Thanks for the reply. TOTW and Wellness are actually ones I want to stay away from. Does anyone have any experience with Pinnacle duck or chicken? The duck formula looks better, but is missing any vegetables (I could add them I guess...)


----------



## luvntzus (Mar 16, 2007)

I definitely recommend Merrick. I've fed their Grammy's Pot Pie, Before Grain and now their Whole Earth Farms line. Pinnacle is also very good.


----------



## Zeiff (May 6, 2009)

Merrick BG did great stuff for Ranger.


----------



## echo8287 (Jul 5, 2007)

Many times it depends on the dog.
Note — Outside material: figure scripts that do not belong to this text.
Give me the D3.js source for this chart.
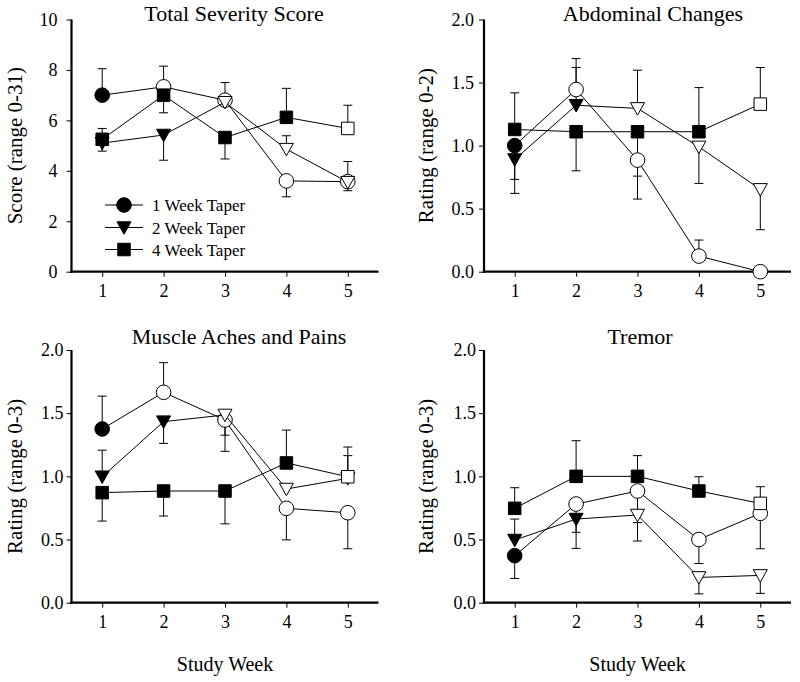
<!DOCTYPE html>
<html>
<head>
<meta charset="utf-8">
<script src="https://cdn.jsdelivr.net/npm/d3@7"></script>
</head>
<body style="margin:0;background:#fff">
<svg id="chart" width="800" height="682" style="display:block"></svg>
<script>
// ---------------- DATA ----------------
const weeks = [1, 2, 3, 4, 5];
const seriesNames = ["1 Week Taper", "2 Week Taper", "4 Week Taper"];
const seriesShapes = ["circle", "triangle", "square"];
const taperLength = [1, 2, 4]; // filled symbol while week <= taper length

const panelTitles = ["Total Severity Score", "Abdominal Changes", "Muscle Aches and Pains", "Tremor"];
const yLabels = ["Score (range 0-31)", "Rating (range 0-2)", "Rating (range 0-3)", "Rating (range 0-3)"];
const yTicksSeverity = [0, 2, 4, 6, 8, 10];
const yTicksRating = [0, 0.5, 1.0, 1.5, 2.0];

// Total Severity Score
const severity1wk = [7.0, 7.33, 6.8, 3.6, 3.57];
const severity2wk = [5.1, 5.42, 6.72, 4.86, 3.55];
const severity4wk = [5.25, 7.0, 5.32, 6.12, 5.68];
// signed SEM (positive = drawn upward, negative = drawn downward, null = not shown)
const severityErr1wk = [1.05, 0.82, 0.7, -0.63, 0.8];
const severityErr2wk = [-0.32, -1.0, null, 0.53, -0.34];
const severityErr4wk = [0.43, -0.7, -0.85, 1.15, 0.92];

// Abdominal Changes
const abdominal1wk = [1.0, 1.445, 0.885, 0.124, 0.0];
const abdominal2wk = [0.89, 1.32, 1.295, 0.99, 0.653];
const abdominal4wk = [1.128, 1.11, 1.11, 1.11, 1.329];
const abdominalErr1wk = [-0.379, 0.245, -0.127, 0.127, null];
const abdominalErr2wk = [-0.158, 0.3, 0.303, -0.29, -0.32];
const abdominalErr4wk = [0.29, -0.31, -0.534, 0.35, 0.29];

// Muscle Aches and Pains
const muscle1wk = [1.375, 1.665, 1.446, 0.747, 0.712];
const muscle2wk = [0.997, 1.433, 1.486, 0.9, 0.984];
const muscle4wk = [0.871, 0.884, 0.884, 1.106, 0.997];
const muscleErr1wk = [0.26, 0.235, -0.248, -0.25, -0.285];
const muscleErr2wk = [0.21, -0.172, -0.16, null, 0.18];
const muscleErr4wk = [-0.225, -0.198, -0.26, 0.26, 0.235];

// Tremor
const tremor1wk = [0.372, 0.781, 0.884, 0.5, 0.707];
const tremor2wk = [0.496, 0.662, 0.694, 0.2, 0.216];
const tremor4wk = [0.747, 1.0, 1.0, 0.884, 0.786];
const tremorErr1wk = [-0.18, -0.224, -0.25, -0.19, -0.28];
const tremorErr2wk = [0.166, -0.232, -0.206, -0.13, -0.142];
const tremorErr4wk = [0.163, 0.282, 0.164, 0.113, 0.132];

// ---------------- LAYOUT ----------------
const FONT = "Liberation Serif";
const panels = [
  { title: panelTitles[0], ylab: yLabels[0], domain: [0, 10], ticks: yTicksSeverity, fmt: d3.format("d"),
    means: [severity1wk, severity2wk, severity4wk], errs: [severityErr1wk, severityErr2wk, severityErr4wk],
    x0: 71.5, x1: 378.5, yTop: 19.5, yBot: 271.7, titleX: 234, titleY: 21, ylabX: 22, tickPad: 9, legend: true, xlab: false },
  { title: panelTitles[1], ylab: yLabels[1], domain: [0, 2], ticks: yTicksRating, fmt: d3.format(".1f"),
    means: [abdominal1wk, abdominal2wk, abdominal4wk], errs: [abdominalErr1wk, abdominalErr2wk, abdominalErr4wk],
    x0: 484, x1: 791, yTop: 19.5, yBot: 271.7, titleX: 653, titleY: 21, ylabX: 433, tickPad: 5, legend: false, xlab: false },
  { title: panelTitles[2], ylab: yLabels[2], domain: [0, 2], ticks: yTicksRating, fmt: d3.format(".1f"),
    means: [muscle1wk, muscle2wk, muscle4wk], errs: [muscleErr1wk, muscleErr2wk, muscleErr4wk],
    x0: 71.5, x1: 378.5, yTop: 350, yBot: 602.7, titleX: 239, titleY: 344, ylabX: 22, tickPad: 3, legend: false, xlab: true },
  { title: panelTitles[3], ylab: yLabels[3], domain: [0, 2], ticks: yTicksRating, fmt: d3.format(".1f"),
    means: [tremor1wk, tremor2wk, tremor4wk], errs: [tremorErr1wk, tremorErr2wk, tremorErr4wk],
    x0: 484, x1: 791, yTop: 350, yBot: 602.7, titleX: 640, titleY: 344, ylabX: 433, tickPad: 3, legend: false, xlab: true }
];

const svg = d3.select("#chart");

const symbolGen = {
  circle: d3.symbol().type(d3.symbolCircle).size(Math.PI * 7.3 * 7.3),
  square: d3.symbol().type(d3.symbolSquare).size(12.5 * 12.5)
};
function trianglePath() {
  const w = 14, h = 12.5;
  return `M${-w / 2},${-h / 2 + 0.5}L${w / 2},${-h / 2 + 0.5}L0,${h / 2 + 0.5}Z`;
}
function shapePath(shape) {
  return shape === "triangle" ? trianglePath() : symbolGen[shape]();
}
function styleText(sel, size) {
  sel.style("font-family", FONT).style("font-size", size + "px").attr("fill", "#000");
}

panels.forEach(p => {
  const g = svg.append("g");
  const x = d3.scaleLinear().domain([0.5, 5.5]).range([p.x0, p.x1]);
  const y = d3.scaleLinear().domain(p.domain).range([p.yBot, p.yTop]);

  // Y axis
  const yAxis = d3.axisLeft(y).tickValues(p.ticks).tickFormat(p.fmt).tickSize(5).tickPadding(p.tickPad).tickSizeOuter(0);
  const ya = g.append("g").attr("transform", `translate(${p.x0},0)`).call(yAxis);
  ya.attr("font-family", FONT).attr("font-size", 18);
  ya.select(".domain").attr("stroke", "#000").attr("stroke-width", 2.2)
    .attr("d", `M0,${p.yTop}V${p.yBot + 1.1}`);
  ya.selectAll(".tick line").attr("stroke", "#000").attr("stroke-width", 1);
  styleText(ya.selectAll(".tick text"), 18);

  // X axis
  const xAxis = d3.axisBottom(x).tickValues(weeks).tickFormat(d3.format("d")).tickSize(5).tickPadding(8).tickSizeOuter(0);
  const xa = g.append("g").attr("transform", `translate(0,${p.yBot})`).call(xAxis);
  xa.attr("font-family", FONT).attr("font-size", 18);
  xa.select(".domain").attr("stroke", "#000").attr("stroke-width", 2.2)
    .attr("d", `M${p.x0 - 1.1},0H${p.x1}`);
  xa.selectAll(".tick line").attr("stroke", "#000").attr("stroke-width", 1);
  styleText(xa.selectAll(".tick text"), 18);

  // Title
  styleText(g.append("text").attr("x", p.titleX).attr("y", p.titleY).attr("text-anchor", "middle").text(p.title), 22);

  // Y label
  const cy = (p.yTop + p.yBot) / 2;
  styleText(g.append("text").attr("transform", `translate(${p.ylabX},${cy}) rotate(-90)`)
    .attr("text-anchor", "middle").text(p.ylab), 21);

  // X label
  if (p.xlab) {
    styleText(g.append("text").attr("x", x(3)).attr("y", 671).attr("text-anchor", "middle").text("Study Week"), 20);
  }

  // Error bars (behind everything)
  const eb = g.append("g");
  p.means.forEach((vals, si) => {
    vals.forEach((v, wi) => {
      const e = p.errs[si][wi];
      if (e === null || e === undefined) return;
      const cx = x(weeks[wi]);
      const yEnd = y(v + e);
      eb.append("line").attr("x1", cx).attr("x2", cx).attr("y1", y(v)).attr("y2", yEnd)
        .attr("stroke", "#000").attr("stroke-width", 1);
      eb.append("line").attr("x1", cx - 4.5).attr("x2", cx + 4.5).attr("y1", yEnd).attr("y2", yEnd)
        .attr("stroke", "#000").attr("stroke-width", 1);
    });
  });

  // Series lines + markers
  const line = d3.line().x((d, i) => x(weeks[i])).y(d => y(d));
  p.means.forEach((vals, si) => {
    const sg = g.append("g");
    sg.append("path").attr("d", line(vals)).attr("fill", "none").attr("stroke", "#000").attr("stroke-width", 1);
    vals.forEach((v, wi) => {
      const filled = weeks[wi] <= taperLength[si];
      sg.append("path").attr("d", shapePath(seriesShapes[si]))
        .attr("transform", `translate(${x(weeks[wi])},${y(v)})`)
        .attr("fill", filled ? "#000" : "#fff").attr("stroke", "#000").attr("stroke-width", 1);
    });
  });

  // Legend
  if (p.legend) {
    const lg = g.append("g");
    const ly = [205, 227.5, 249.5];
    seriesNames.forEach((name, si) => {
      lg.append("line").attr("x1", 105).attr("x2", 143).attr("y1", ly[si]).attr("y2", ly[si])
        .attr("stroke", "#000").attr("stroke-width", 1);
      lg.append("path").attr("d", shapePath(seriesShapes[si])).attr("transform", `translate(124,${ly[si]})`)
        .attr("fill", "#000").attr("stroke", "#000");
      styleText(lg.append("text").attr("x", 152).attr("y", ly[si] + 6).text(name), 17);
    });
  }
});
</script>
</body>
</html>
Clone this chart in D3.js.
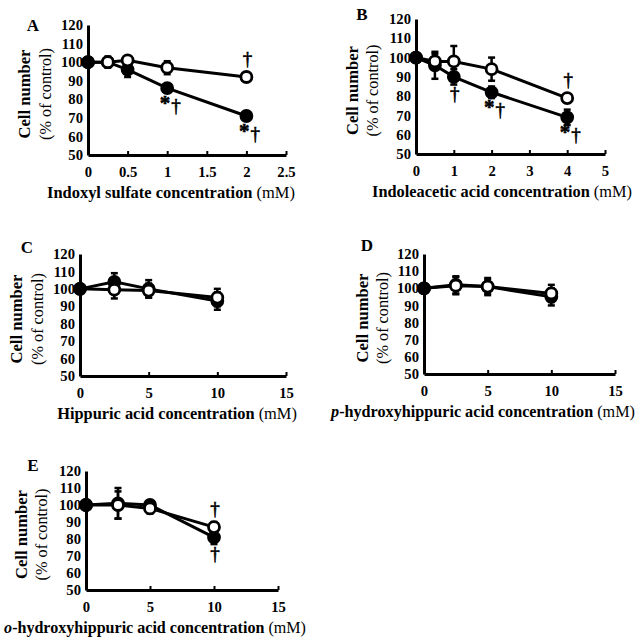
<!DOCTYPE html>
<html><head><meta charset="utf-8">
<script src="https://cdn.jsdelivr.net/npm/d3@7"></script>
<style>
body{margin:0;background:#fff;}
text,tspan{font-family:"Liberation Serif","Times New Roman",serif;fill:#000;}
</style></head>
<body><svg id="c" width="640" height="637"></svg>
<script>
// ---- Data ----
const yTicks = [50,60,70,80,90,100,110,120];

const xA = [0,0.25,0.5,1,2];
const filledA = [100,100,96,86,71];
const filledErrA = [0,2,4,2,2];
const openA = [100,100,101,97,92];
const openErrA = [0,3,2,3.5,2];
const xTicksA = [0,0.5,1,1.5,2,2.5];

const xB = [0,0.5,1,2,4];
const filledB = [100,96,90,82,69];
const filledErrB = [0,7,4,3,4];
const openB = [100,98,98,94,79];
const openErrB = [0,4,8,6,2];
const xTicksB = [0,1,2,3,4,5];

const xC = [0,2.5,5,10];
const filledC = [100,104,100,93];
const filledErrC = [0,5,5,5];
const openC = [100,99.5,99,95];
const openErrC = [0,5,4,5];
const xTicksC = [0,5,10,15];

const xD = [0,2.5,5,10];
const filledD = [100,102,101,95];
const filledErrD = [0,5,5,5];
const openD = [100,101.5,101,97];
const openErrD = [0,5,4,5];
const xTicksD = [0,5,10,15];

const xE = [0,2.5,5,10];
const filledE = [100,101,100,81];
const filledErrE = [0,9,2,4];
const openE = [100,100,98,87];
const openErrE = [0,8,3,3];
const xTicksE = [0,5,10,15];

// annotations: [series, x, text, position]
const annA = [["open",2,"†","above"],["filled",1,"*†","below"],["filled",2,"*†","below"]];
const annB = [["filled",1,"†","below"],["filled",2,"*†","below"],["open",4,"†","above"],["filled",4,"*†","below"]];
const annC = [];
const annD = [];
const annE = [["open",10,"†","above"],["filled",10,"†","below"]];

// ---- Layout ----
const panels = [
  {id:"A", xs:xA, f:filledA, fe:filledErrA, o:openA, oe:openErrA, ticks:xTicksA, xmax:2.5,
   px:[88,286], py:[155,25], letter:[33,31], yt:[25,46], title:["Indoxyl sulfate concentration"," (mM)",""], tx:171, tw:248, ann:annA},
  {id:"B", xs:xB, f:filledB, fe:filledErrB, o:openB, oe:openErrB, ticks:xTicksB, xmax:5,
   px:[416,605], py:[154,19], letter:[362,20], yt:[353,373], title:["Indoleacetic acid concentration"," (mM)",""], tx:502, tw:260, ann:annB},
  {id:"C", xs:xC, f:filledC, fe:filledErrC, o:openC, oe:openErrC, ticks:xTicksC, xmax:15,
   px:[80,286], py:[376,254], letter:[27,253], yt:[17,38], title:["Hippuric acid concentration"," (mM)",""], tx:177, tw:240, ann:annC},
  {id:"D", xs:xD, f:filledD, fe:filledErrD, o:openD, oe:openErrD, ticks:xTicksD, xmax:15,
   px:[424,615], py:[374,254], letter:[367,251], yt:[363,383], title:["-hydroxyhippuric acid concentration"," (mM)","p"], tx:483, tw:304, ann:annD},
  {id:"E", xs:xE, f:filledE, fe:filledErrE, o:openE, oe:openErrE, ticks:xTicksE, xmax:15,
   px:[86,278], py:[590,471], letter:[33,471], yt:[22,42], title:["-hydroxyhippuric acid concentration"," (mM)","o"], tx:155, tw:302, ann:annE}
];

const svg = d3.select("#c");

function measure(str, size, weight){
  const t = svg.append("text").attr("font-size",size).attr("font-weight",weight).text(str);
  const w = t.node().getComputedTextLength(); t.remove(); return w;
}
const yTitleSize = Math.min(20, 16*89/measure("Cell number",16,"bold"));
const yTitle2Size = Math.min(20, 16*92/measure("(% of control)",16,"normal"));
const tickSize = Math.min(17, 16*22/measure("120",16,"bold"));

panels.forEach(p => {
  const x = d3.scaleLinear().domain([0,p.xmax]).range(p.px);
  const y = d3.scaleLinear().domain([50,120]).range(p.py);
  const g = svg.append("g");

  const xa = g.append("g").attr("transform",`translate(0,${p.py[0]})`)
    .call(d3.axisBottom(x).tickValues(p.ticks).tickSizeInner(-4).tickSizeOuter(0).tickPadding(8).tickFormat(d3.format("")));
  xa.select(".domain").attr("stroke","#000").attr("stroke-width",3);
  xa.selectAll(".tick line").attr("stroke-width",2);
  xa.selectAll(".tick text").attr("font-size",tickSize).attr("font-weight","bold").attr("dy","0.95em");

  const ya = g.append("g").attr("transform",`translate(${p.px[0]},0)`)
    .call(d3.axisLeft(y).tickValues(yTicks).tickSizeInner(0).tickSizeOuter(0).tickPadding(5));
  ya.select(".domain").attr("stroke","#000").attr("stroke-width",3);
  ya.selectAll(".tick text").attr("font-size",tickSize).attr("font-weight","bold");

  g.append("text").attr("x",p.letter[0]).attr("y",p.letter[1]).attr("text-anchor","middle")
    .attr("font-size",17).attr("font-weight","bold").text(p.id);

  const ymid = (p.py[0]+p.py[1])/2 + 4;
  g.append("text").attr("transform",`translate(${p.yt[0]+5},${ymid}) rotate(-90)`).attr("text-anchor","middle")
    .attr("font-size",yTitleSize).attr("font-weight","bold").text("Cell number");
  g.append("text").attr("transform",`translate(${p.yt[1]+5},${ymid}) rotate(-90)`).attr("text-anchor","middle")
    .attr("font-size",yTitle2Size).text("(% of control)");

  // x title, fitted to the reference width
  const t = g.append("text").attr("x",p.tx).attr("y",p.py[0]+43).attr("text-anchor","middle").attr("font-size",16);
  if (p.title[2]) t.append("tspan").attr("font-weight","bold").attr("font-style","italic").text(p.title[2]);
  t.append("tspan").attr("font-weight","bold").text(p.title[0]);
  t.append("tspan").text(p.title[1]);
  const w = t.node().getComputedTextLength();
  t.attr("font-size", Math.min(17.5, 16*p.tw/w));

  const series = [
    {key:"filled", v:p.f, e:p.fe},
    {key:"open", v:p.o, e:p.oe}
  ];
  const line = d3.line().x(d=>x(d.x)).y(d=>y(d.v));

  series.forEach(s => {
    const pts = p.xs.map((xx,i)=>({x:xx, v:s.v[i], e:s.e[i]}));
    const eb = g.append("g");
    pts.filter(d=>d.e>0).forEach(d=>{
      eb.append("line").attr("x1",x(d.x)).attr("x2",x(d.x)).attr("y1",y(d.v-d.e)).attr("y2",y(d.v+d.e))
        .attr("stroke","#000").attr("stroke-width",2.5);
      [d.v-d.e,d.v+d.e].forEach(yy=>{
        eb.append("line").attr("x1",x(d.x)-3.5).attr("x2",x(d.x)+3.5).attr("y1",y(yy)).attr("y2",y(yy))
          .attr("stroke","#000").attr("stroke-width",2.5);
      });
    });
    g.append("path").datum(pts).attr("d",line).attr("fill","none").attr("stroke","#000").attr("stroke-width",3);
    g.selectAll(null).data(pts).enter().append("circle")
      .attr("cx",d=>x(d.x)).attr("cy",d=>y(d.v)).attr("r",5.5)
      .attr("fill",d=> (s.key==="filled"||d.x===0) ? "#000" : "#fff")
      .attr("stroke","#000").attr("stroke-width",2.8);
  });

  p.ann.forEach(a=>{
    const vals = a[0]==="filled" ? p.f : p.o;
    const i = p.xs.indexOf(a[1]);
    const cx = x(a[1]), cy = y(vals[i]);
    const yy = a[3]==="above" ? cy-12 : cy+23;
    const tt = g.append("text").attr("x",cx+(a[2].length>1?3:1)).attr("y",yy).attr("text-anchor","middle")
      .attr("font-size",19).attr("fill","#000").attr("stroke","#000").attr("stroke-width",0.6);
    if (a[2].length>1){
      tt.append("tspan").attr("font-weight","bold").attr("font-size",21).attr("dy",-1).text("*");
      tt.append("tspan").attr("dy",2).attr("dx",1).text("†");
    } else {
      tt.text(a[2]);
    }
  });
});
</script></body></html>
I've been using Wellness Core for over a year and a half with excellent results. I tried some Merrick Cowboy Cookout and it tore my girls stomach up, yellow poo and throwing up. Evo works well for my dogs and Orijen as well. The old formula of Canidae worked well but not after the change. Pinnacle looks like it would be a good choice but you can read bad things about any dog food on the web. I read where one guy wrote he found nylon fishing line in his Pinnacle fish formula, 2 months apart in different batch's of canned food. TOTW used to get rave reviews, now not as much. We have to watch these dog food manufacturers very closely and the internet is great for keeping close tabs, BUT the information needs to be substantiated. I've had good luck with Wellness,Evo, Orijen, Chicken Soup, and the older Canidae. David


----------



## swilliams (Jun 24, 2009)

My dog eats Pinnacle Duck and Potato. He has several allergies and has done very well on this food.


----------



## LazyGRanch713 (Jul 22, 2009)

SFdoglovr said:


> Hi everyone,
> 
> Opinions on Pinnacle dog food?
> 
> ...


I use merricks grain free line. My oldest papillon looked and acted so-so on food with grains, but he's done excellent on merricks BG. I was OK feeding RAW, though I did find grinding chicken wings disgusting  It's easier for me to have gone back to kibble; I also buy the premade raw stuff once in awhile and feed it "special" (it comes in frozen medallions that are easy and grossology free to feed, lol). I've never fed pinnacle, but I've never really heard anything bad about it!


----------